• _Work to do_:
Go through the listing and set it down exactly, leaving out its pictures.

• _Supplied material_:
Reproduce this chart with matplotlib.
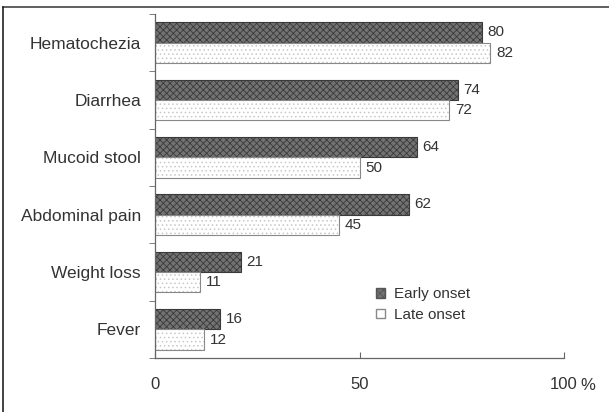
import matplotlib
matplotlib.use("Agg")
import matplotlib.pyplot as plt
import numpy as np
from matplotlib.lines import Line2D
from matplotlib.patches import Patch

categories = ["Hematochezia", "Diarrhea", "Mucoid stool", "Abdominal pain", "Weight loss", "Fever"]
early_onset = [80, 74, 64, 62, 21, 16]
late_onset = [82, 72, 50, 45, 11, 12]
xticks = [0, 50, 100]
xticklabels = ["0", "50", "100"]

plt.rcParams['font.family'] = ['Liberation Sans', 'DejaVu Sans']
plt.rcParams['hatch.linewidth'] = 0.6

W, H = 609, 412
fig = plt.figure(figsize=(W / 100, H / 100), dpi=100)
ax = fig.add_axes([155 / W, 1 - 358 / H, (564 - 155) / W, (358 - 14) / H])

y = np.arange(len(categories))
h = 0.355
text_color = "#333333"

plt.rcParams['hatch.color'] = "#4a4a4a"
b1 = ax.barh(y - h / 2, early_onset, height=h, color="#727272", edgecolor="#3a3a3a",
             hatch="xxxxx", linewidth=0.8, label="Early onset")
b2 = ax.barh(y + h / 2, late_onset, height=h, color="white", edgecolor="#888888",
             hatch="....", linewidth=0.8, label="Late onset")
for p in b2.patches:
    p._hatch_color = matplotlib.colors.to_rgba("#c8c8c8")

for yi, v in zip(y, early_onset):
    ax.annotate(str(v), (v, yi - h / 2), xytext=(4, 0), textcoords="offset points",
                va="center", ha="left", fontsize=11, color=text_color)
for yi, v in zip(y, late_onset):
    ax.annotate(str(v), (v, yi + h / 2), xytext=(4, 0), textcoords="offset points",
                va="center", ha="left", fontsize=11, color=text_color)

ax.set_xlim(0, 100)
ax.set_ylim(len(categories) - 0.5, -0.5)
ax.set_yticks(y)
ax.set_yticklabels(categories, fontsize=12.5, color=text_color)
ax.set_yticks(np.arange(-0.5, len(categories) + 0.5, 1), minor=True)
ax.tick_params(axis="y", which="major", length=0, pad=10)
ax.tick_params(axis="y", which="minor", length=4, direction="out", color="#666666")
ax.set_xticks(xticks)
ax.set_xticklabels(xticklabels, fontsize=12, color=text_color)
ax.tick_params(axis="x", which="major", length=4, direction="in", pad=14, color="#666666")
ax.annotate("%", (100, 0), xycoords=("data", "axes fraction"), xytext=(12, -20),
            textcoords="offset points", ha="left", va="center", fontsize=12, color=text_color)

for s in ["top", "right"]:
    ax.spines[s].set_visible(False)
for s in ["left", "bottom"]:
    ax.spines[s].set_color("#666666")
    ax.spines[s].set_linewidth(0.9)

handles = [Patch(facecolor="#727272", edgecolor="#555555", hatch="xxxxx"),
           Patch(facecolor="white", edgecolor="#888888")]
leg = ax.legend(handles, ["Early onset", "Late onset"], loc="upper left",
                bbox_to_anchor=((370 - 155) / 409, (358 - 281) / 344), frameon=False,
                fontsize=11, handlelength=0.6, handleheight=0.6, handletextpad=0.6,
                labelspacing=0.45, borderaxespad=0)
for t in leg.get_texts():
    t.set_color(text_color)

fig.add_artist(Line2D([3 / W, 1], [1 - 7 / H, 1 - 7 / H], color="#444444", lw=1.2))
fig.add_artist(Line2D([3 / W, 3 / W], [0, 1 - 7 / H], color="#222222", lw=1.2))

fig.savefig("out.png", dpi=100)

• _Written answer_:
Reproduce this chart with matplotlib.
import matplotlib
matplotlib.use("Agg")
import matplotlib.pyplot as plt
import numpy as np
from matplotlib.lines import Line2D
from matplotlib.patches import Patch

categories = ["Hematochezia", "Diarrhea", "Mucoid stool", "Abdominal pain", "Weight loss", "Fever"]
early_onset = [80, 74, 64, 62, 21, 16]
late_onset = [82, 72, 50, 45, 11, 12]
xticks = [0, 50, 100]
xticklabels = ["0", "50", "100"]

plt.rcParams['font.family'] = ['Liberation Sans', 'DejaVu Sans']
plt.rcParams['hatch.linewidth'] = 0.6

W, H = 609, 412
fig = plt.figure(figsize=(W / 100, H / 100), dpi=100)
ax = fig.add_axes([155 / W, 1 - 358 / H, (564 - 155) / W, (358 - 14) / H])

y = np.arange(len(categories))
h = 0.355
text_color = "#333333"

plt.rcParams['hatch.color'] = "#4a4a4a"
b1 = ax.barh(y - h / 2, early_onset, height=h, color="#727272", edgecolor="#3a3a3a",
             hatch="xxxxx", linewidth=0.8, label="Early onset")
b2 = ax.barh(y + h / 2, late_onset, height=h, color="white", edgecolor="#888888",
             hatch="....", linewidth=0.8, label="Late onset")
for p in b2.patches:
    p._hatch_color = matplotlib.colors.to_rgba("#c8c8c8")

for yi, v in zip(y, early_onset):
    ax.annotate(str(v), (v, yi - h / 2), xytext=(4, 0), textcoords="offset points",
                va="center", ha="left", fontsize=11, color=text_color)
for yi, v in zip(y, late_onset):
    ax.annotate(str(v), (v, yi + h / 2), xytext=(4, 0), textcoords="offset points",
                va="center", ha="left", fontsize=11, color=text_color)

ax.set_xlim(0, 100)
ax.set_ylim(len(categories) - 0.5, -0.5)
ax.set_yticks(y)
ax.set_yticklabels(categories, fontsize=12.5, color=text_color)
ax.set_yticks(np.arange(-0.5, len(categories) + 0.5, 1), minor=True)
ax.tick_params(axis="y", which="major", length=0, pad=10)
ax.tick_params(axis="y", which="minor", length=4, direction="out", color="#666666")
ax.set_xticks(xticks)
ax.set_xticklabels(xticklabels, fontsize=12, color=text_color)
ax.tick_params(axis="x", which="major", length=4, direction="in", pad=14, color="#666666")
ax.annotate("%", (100, 0), xycoords=("data", "axes fraction"), xytext=(12, -20),
            textcoords="offset points", ha="left", va="center", fontsize=12, color=text_color)

for s in ["top", "right"]:
    ax.spines[s].set_visible(False)
for s in ["left", "bottom"]:
    ax.spines[s].set_color("#666666")
    ax.spines[s].set_linewidth(0.9)

handles = [Patch(facecolor="#727272", edgecolor="#555555", hatch="xxxxx"),
           Patch(facecolor="white", edgecolor="#888888")]
leg = ax.legend(handles, ["Early onset", "Late onset"], loc="upper left",
                bbox_to_anchor=((370 - 155) / 409, (358 - 281) / 344), frameon=False,
                fontsize=11, handlelength=0.6, handleheight=0.6, handletextpad=0.6,
                labelspacing=0.45, borderaxespad=0)
for t in leg.get_texts():
    t.set_color(text_color)

fig.add_artist(Line2D([3 / W, 1], [1 - 7 / H, 1 - 7 / H], color="#444444", lw=1.2))
fig.add_artist(Line2D([3 / W, 3 / W], [0, 1 - 7 / H], color="#222222", lw=1.2))

fig.savefig("out.png", dpi=100)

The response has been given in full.